The news has been grim. The Deras in Punjab, Gujjars in Rajasthan, farmers in Nandigram and other groups across the country are up in arms. While these are political issues at stake, the impact on the economy can’t be ignored. Each disruption causes delays, hold-ups and wastages. These events erode investor confidence, and the claim that India is a rule-of-law society starts sounding hollow. Within the discipline of law and economics that looks at how property rights are protected and contracts enforced, these conditions are evidence of failing law and order. Avinash Dixit at Princeton is at the forefront of research in this area. Dixit, chairing a recent workshop on governance at the India Development Foundation, defined economic governance as processes that support economic activity by protecting property rights, enforcing contracts, and taking collective action to provide the required physical and organizational infrastructure.

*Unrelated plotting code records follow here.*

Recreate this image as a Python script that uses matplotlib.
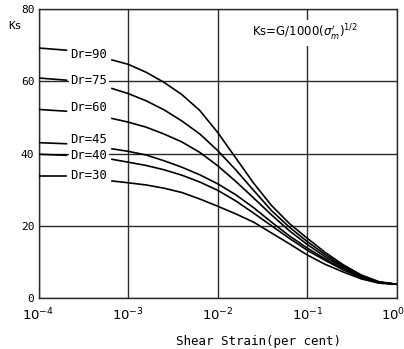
import matplotlib
matplotlib.use("Agg")
import matplotlib.pyplot as plt
from matplotlib.transforms import ScaledTranslation

# shear strain (per cent), as powers of ten, at which the curves were read
log_strain = [-3.18, -3.0, -2.8, -2.6, -2.4, -2.2, -2.0, -1.8, -1.6, -1.4,
              -1.2, -1.0, -0.8, -0.6, -0.4, -0.2, 0.0]
strain = [10 ** e for e in log_strain]

dr_labels = ["Dr=90", "Dr=75", "Dr=60", "Dr=45", "Dr=40", "Dr=30"]
ks_90 = [65.9, 64.7, 62.5, 59.7, 56.3, 51.9, 45.8, 38.8, 31.8, 25.6, 20.6, 16.5, 12.6, 9.2, 6.4, 4.5, 3.8]
ks_75 = [58.0, 56.6, 54.6, 52.1, 49.0, 45.4, 40.8, 35.5, 29.8, 24.2, 19.6, 15.6, 12.0, 8.8, 6.2, 4.4, 3.8]
ks_60 = [49.7, 48.7, 47.3, 45.4, 43.2, 40.3, 36.6, 32.3, 27.7, 23.0, 18.6, 14.8, 11.4, 8.5, 6.0, 4.3, 3.8]
ks_45 = [41.3, 40.6, 39.6, 38.0, 36.2, 34.1, 31.6, 28.6, 25.0, 21.0, 17.2, 13.8, 10.8, 8.1, 5.8, 4.3, 3.8]
ks_40 = [38.4, 37.6, 36.7, 35.5, 34.0, 32.1, 29.8, 26.9, 23.5, 20.0, 16.5, 13.2, 10.4, 7.8, 5.6, 4.2, 3.8]
ks_30 = [32.4, 31.9, 31.3, 30.4, 29.2, 27.4, 25.4, 23.3, 21.0, 18.0, 15.0, 11.9, 9.3, 7.2, 5.3, 4.1, 3.8]
curves = [ks_90, ks_75, ks_60, ks_45, ks_40, ks_30]

# short leader lines at the left edge (start, end) and label heights
lead_strain = [1e-4, 2.05e-4]
lead_ks = [(69.2, 68.6), (60.9, 60.3), (52.2, 51.7), (43.0, 42.7), (39.8, 39.5), (33.9, 33.9)]
label_ks = [67.5, 60.1, 52.8, 44.0, 39.5, 33.9]
label_strain = 3.65e-4

yticks = [0, 20, 40, 60, 80]
xticks = [1e-4, 1e-3, 1e-2, 1e-1, 1]
xticklabels = [r"$10^{-4}$", r"$10^{-3}$", r"$10^{-2}$", r"$10^{-1}$", r"$10^{0}$"]

mono = "DejaVu Sans Mono"

fig = plt.figure(figsize=(4.04, 3.49), dpi=100)
ax = fig.add_axes([0.0953, 0.1461, 0.8874, 0.8281])
ax.set_xscale("log")
ax.set_xlim(1e-4, 1)
ax.set_ylim(0, 80)

ax.set_xticks(xticks)
ax.set_xticklabels(xticklabels, fontsize=9.5)
ax.minorticks_off()
ax.set_yticks(yticks)
ax.set_yticklabels([str(v) for v in yticks], family=mono, fontsize=8)
ax.tick_params(length=0, pad=3)
ax.tick_params(axis="x", pad=6)
# pull the last x label in a little so it stays on the canvas
last = ax.get_xticklabels()[-1]
last.set_transform(last.get_transform() + ScaledTranslation(-4 / 100, 0, fig.dpi_scale_trans))

ax.grid(True, color="#2a2a2a", lw=1.0)
for s in ax.spines.values():
    s.set_color("#2a2a2a")
    s.set_linewidth(1.0)

for ks, lead, lab, ly in zip(curves, lead_ks, dr_labels, label_ks):
    ax.plot(strain, ks, color="black", lw=1.2, zorder=3)
    ax.plot(lead_strain, lead, color="black", lw=1.2, zorder=3)
    ax.text(label_strain, ly, lab, family=mono, fontsize=8.8, ha="center", va="center",
            zorder=4, bbox=dict(facecolor="white", edgecolor="none", pad=1))

ax.text(0.596, 0.917, r"Ks=G/1000($\sigma_m'$)$^{1/2}$", transform=ax.transAxes,
        fontsize=8.5, ha="left", va="center", zorder=4,
        bbox=dict(facecolor="white", edgecolor="none", pad=2))

fig.text(15 / 404, 1 - 26 / 349, "Ks", family=mono, fontsize=8, ha="center", va="center")
fig.text(258 / 404, 1 - 342 / 349, "Shear Strain(per cent)", family=mono, fontsize=9,
         ha="center", va="center")

fig.savefig("out.png", dpi=100)
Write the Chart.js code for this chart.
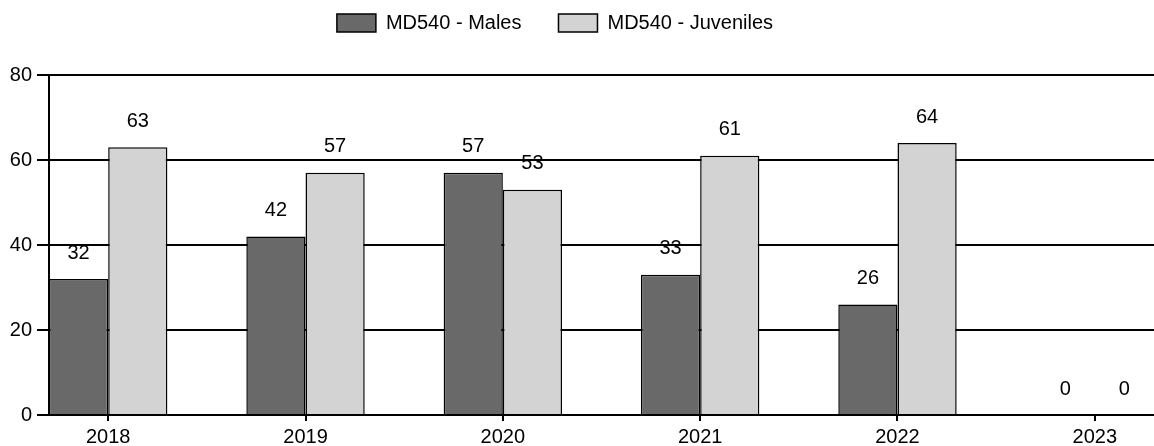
<!DOCTYPE html>
<html>
<head>
<meta charset="utf-8">
<script src="https://cdn.jsdelivr.net/npm/chart.js@4.4.0/dist/chart.umd.min.js"></script>
<style>
  html, body { margin: 0; padding: 0; background: #fff; }
  #wrap { width: 1154px; height: 446px; }
</style>
</head>
<body>
<div id="wrap"><canvas id="myChart1" width="1154" height="446"></canvas></div>
<script>
var years = ["2018", "2019", "2020", "2021", "2022", "2023"];
var males = [32, 42, 57, 33, 26, 0];
var juveniles = [63, 57, 53, 61, 64, 0];
var yTicks = [0, 20, 40, 60, 80];

// linear x so the plot can start right at the first bar
function toPoints(vals) {
  return vals.map(function (v, i) { return { x: i, y: v }; });
}

var valueLabels = {
  id: 'valueLabels',
  afterDatasetsDraw: function (chart) {
    var ctx = chart.ctx;
    ctx.save();
    ctx.font = '20px "Liberation Sans", Arial, sans-serif';
    ctx.fillStyle = '#000';
    ctx.textAlign = 'center';
    ctx.textBaseline = 'middle';
    chart.data.datasets.forEach(function (ds, di) {
      chart.getDatasetMeta(di).data.forEach(function (bar, i) {
        ctx.fillText(String(ds.data[i].y), bar.x, bar.y - 26);
      });
    });
    ctx.restore();
  }
};

var legendPlace = {
  id: 'legendPlace',
  afterLayout: function (chart) {
    chart.legend.top = 13 - 37;
    chart.legend.left -= 22;
    chart.legend.right -= 22;
  }
};

Chart.defaults.font.family = '"Liberation Sans", Arial, sans-serif';
Chart.defaults.color = '#000';

var ctx = document.getElementById("myChart1");
var myChart = new Chart(ctx, {
  type: 'bar',
  data: {
    datasets: [
      {
        label: "MD540 - Males",
        data: toPoints(males),
        backgroundColor: "#696969",
        borderColor: "#000",
        borderWidth: 1.5
      },
      {
        label: "MD540 - Juveniles",
        data: toPoints(juveniles),
        backgroundColor: "#d3d3d3",
        borderColor: "#000",
        borderWidth: 1.5
      }
    ]
  },
  options: {
    responsive: false,
    animation: false,
    devicePixelRatio: 1,
    layout: { padding: { top: 8, right: 0, bottom: 0, left: 0 } },
    datasets: { bar: { categoryPercentage: 0.6, barPercentage: 1.0 } },
    plugins: {
      tooltip: { enabled: false },
      legend: {
        position: 'top',
        labels: {
          boxWidth: 39,
          boxHeight: 18,
          padding: 37,
          font: { size: 20 },
          color: '#000'
        }
      }
    },
    scales: {
      x: {
        type: 'linear',
        min: -0.3,
        max: 5.3,
        offset: false,
        afterFit: function (s) { s.height = 31; },
        ticks: {
          stepSize: 1,
          includeBounds: false,
          autoSkip: false,
          maxRotation: 0,
          padding: 4,
          font: { size: 20 },
          color: '#000',
          callback: function (v) { return years[v] !== undefined ? years[v] : ''; }
        },
        grid: { offset: false, drawOnChartArea: false, drawTicks: true, tickLength: 6, color: '#000', lineWidth: 2 },
        border: { display: true, color: '#000', width: 2 }
      },
      y: {
        min: yTicks[0],
        max: yTicks[yTicks.length - 1],
        afterFit: function (s) { s.width = 49; },
        ticks: { stepSize: 20, padding: 5, font: { size: 20 }, color: '#000' },
        grid: { color: '#000', lineWidth: 2, tickLength: 12 },
        border: { display: true, color: '#000', width: 2 }
      }
    }
  },
  plugins: [valueLabels, legendPlace]
});
</script>
</body>
</html>
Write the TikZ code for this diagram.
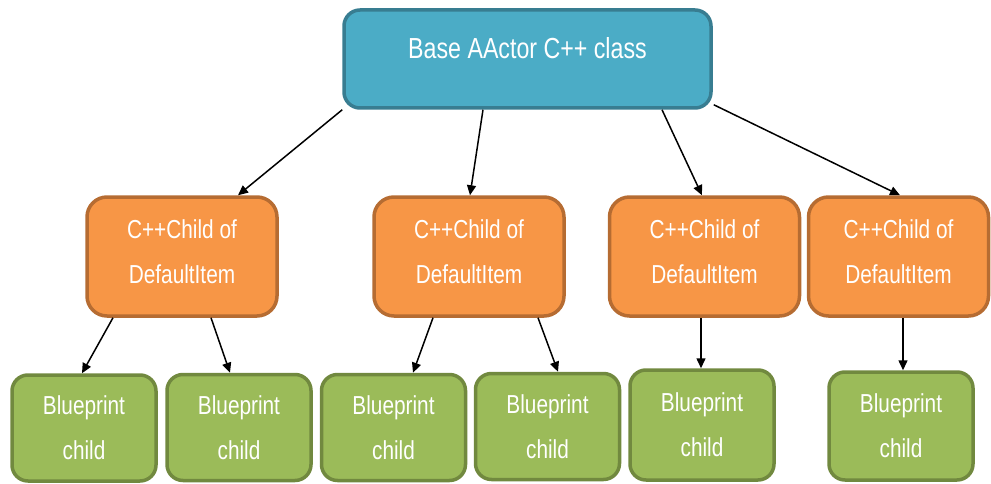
\documentclass[tikz,border=0pt]{standalone}
\usepackage{fontspec}
\usepackage{xcolor}
\usepackage{tikz}
\usetikzlibrary{arrows.meta, calc}
\newfontfamily\narrowsans[FakeStretch=0.8]{Liberation Sans}
\definecolor{rootblue}{RGB}{75, 172, 198}
\definecolor{rootedge}{RGB}{56, 125, 145}
\definecolor{childorange}{RGB}{247, 150, 70}
\definecolor{childedge}{RGB}{182, 108, 50}
\definecolor{leafgreen}{RGB}{155, 187, 89}
\definecolor{leafedge}{RGB}{113, 137, 63}

\begin{document}
\begin{tikzpicture}[
  x=1pt, y=-1pt,
  root/.style={draw=rootedge, fill=rootblue, line width=3.5pt, rounded corners=16pt, minimum width=367pt, minimum height=98pt, text=white, align=center, font={\narrowsans\fontsize{29}{34}\selectfont}, text depth=22pt},
  child/.style={draw=childedge, fill=childorange, line width=3.5pt, rounded corners=20pt, minimum width=190pt, minimum height=119pt, text=white, align=center, font={\narrowsans\fontsize{26}{45}\selectfont}, text depth=10pt},
  leaf/.style={draw=leafedge, fill=leafgreen, line width=3.5pt, rounded corners=16pt, minimum width=144pt, minimum height=106pt, text=white, align=center, font={\narrowsans\fontsize{26}{45}\selectfont}, text depth=0pt},
  arrow/.style={-{Triangle[length=10pt, width=9pt]}, line width=1.5pt, color=black}
]
  \useasboundingbox (0,0) rectangle (991,484);

  % Klasse
  \node[root] (base) at (527.5, 59) {Base AActor C++ class};

  % C++ Kinder
  \node[child] (c1) at (182, 256.5) {C++Child of\\DefaultItem};
  \node[child] (c2) at (469, 256.5) {C++Child of\\DefaultItem};
  \node[child] (c3) at (704.5, 256.5) {C++Child of\\DefaultItem};
  \node[child, minimum width=180pt] (c4) at (898.5, 256.5) {C++Child of\\DefaultItem};

  % Blueprints
  \node[leaf] (g1) at (84, 428) {Blueprint\\child};
  \node[leaf] (g2) at (239, 427.5) {Blueprint\\child};
  \node[leaf] (g3) at (393.5, 427.5) {Blueprint\\child};
  \node[leaf] (g4) at (547.5, 426.5) {Blueprint\\child};
  \node[leaf, minimum height=110pt] (g5) at (702, 425) {Blueprint\\child};
  \node[leaf, minimum height=108pt] (g6) at (901, 426) {Blueprint\\child};

  \draw[arrow] (base.south west) -- ([xshift=56pt]c1.north);
  \draw[arrow] ([xshift=-44.5pt]base.south) -- ([xshift=1pt]c2.north);
  \draw[arrow] ([xshift=134.5pt]base.south) -- ([xshift=-2.5pt]c3.north);
  \draw[arrow] ($(base.south east)+(1,-5)$) -- ([xshift=1.5pt]c4.north);

  \draw[arrow] ([xshift=-69pt]c1.south) -- ([xshift=-2pt]g1.north);
  \draw[arrow] ([xshift=29pt]c1.south) -- ([xshift=-9pt]g2.north);
  \draw[arrow] ([xshift=-36pt]c2.south) -- ([xshift=19.5pt]g3.north);
  \draw[arrow] ([xshift=69pt]c2.south) -- ([xshift=10.5pt]g4.north);
  \draw[arrow] ([xshift=-3.5pt]c3.south) -- ([xshift=-1pt]g5.north);
  \draw[arrow] ([xshift=4.5pt]c4.south) -- ([xshift=2pt]g6.north);

\end{tikzpicture}
\end{document}
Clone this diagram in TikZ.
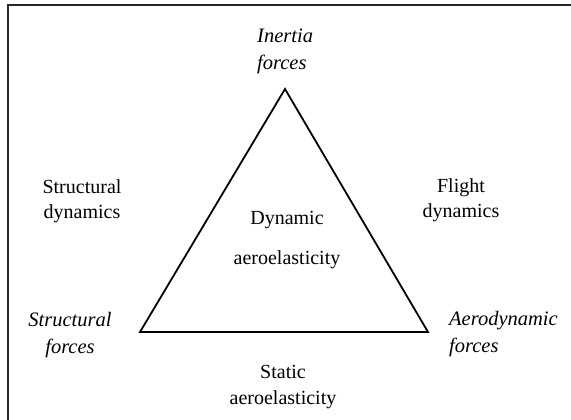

The first question is: Does democracy impede economic growth? Should prosperity precede democracy or should democratic values be instilled first? What is the better option: A strong central power controlling all resources versus private players free to decide where to invest? Economic growth implies the efficient use of scarce resources. The debate on centrally planned and controlled versus efficient market allocation of resources continues. Economists have been looking at this closely. Ronald Coase had argued in his famous transaction cost analysis that society bears a cost when the government allocates resources. Governments have no way of knowing who will use resources most efficiently and, in most cases, allocate resources to inefficient players. Other economists have pointed to the “tragedy of the commons”, where the absence of clearly defined property rights leads to free rider problems and overexploitation of resources.
So, the question is whether markets should be left free to correct themselves or to have a stringent regulatory mechanism that ensures consumer welfare by controlling dominance and capture. Economic freedom, however, most people argue, is a pillar of economic growth. The moot point is whether economic freedom should be accompanied by political freedom.
Amartya Sen has long argued that it is indeed democracy that fosters economic growth. There are only a few counter examples such as Singapore and South Korea, that had impressive growth under authoritarian regimes. Various economists have explained how a strong property rights regime within free markets is the best way to guarantee efficient resource sharing. A political regime that interferes in the market can be steered in inefficient ways through the use of coercive power by a few constituents. But, critics argue, some people tend to capture resources and exploit the underprivileged. Governments, in such cases, are unable to implement rules and the market fails.
Botswana and India have seen spectacular economic growth within democratic frameworks. In Ethiopia, Sudan and even China, famine and hunger took hundreds of lives—their authoritarian regimes could do little.
Institutions of democracy, such as a free press, a vigilant Opposition and regular elections, ensure that the political economy is alert. Lobbies do exist, interest groups do try to steer the political economy, but with the interplay of all stakeholders, democracies throw up issues of common concern. Individuals, groups, classes, states—all participate in the policy process. Their interests guide them, but when they come together, the democratic framework ensures a stable outcome.
Yet, formal institutions are not enough. Through history, informal networks, long-term relationships, arbitration, social networks, authoritarian personalities and enforcement services have emerged even before formal, state-governed institutions did. This is the case in both developing and developed economies.
Sadly, case studies on this aspect of governance in India are rare. Land titles in rural areas are decided through social networks. Institutions that have digitized records and made them publicly available—the Bhoomi project, for example—have reinforced existing networks. The film industry, in the absence of the availability of institutional finance, has evolved its own indigenous mechanism of generating resources and protecting property rights. The stock exchange, before the days of regulation, made use of traditional and personal networks to ensure continuity.
However, such personal and non-formal networks have a flip side, too. There is a limit on the size of social networks. As businesses grow beyond these limits, the networks fail. Inefficiency comes about in enforcement systems that rule tightly over small-scale operations. Transaction costs in enforcement go up. Disputes that emerge cannot be personally handled by authority.
Economies in transition must quickly define the scope of governance and, through this understanding, shape their legal structures so they don’t collide with existing non-state institutions, or allow inefficient, powerful institutions to continue.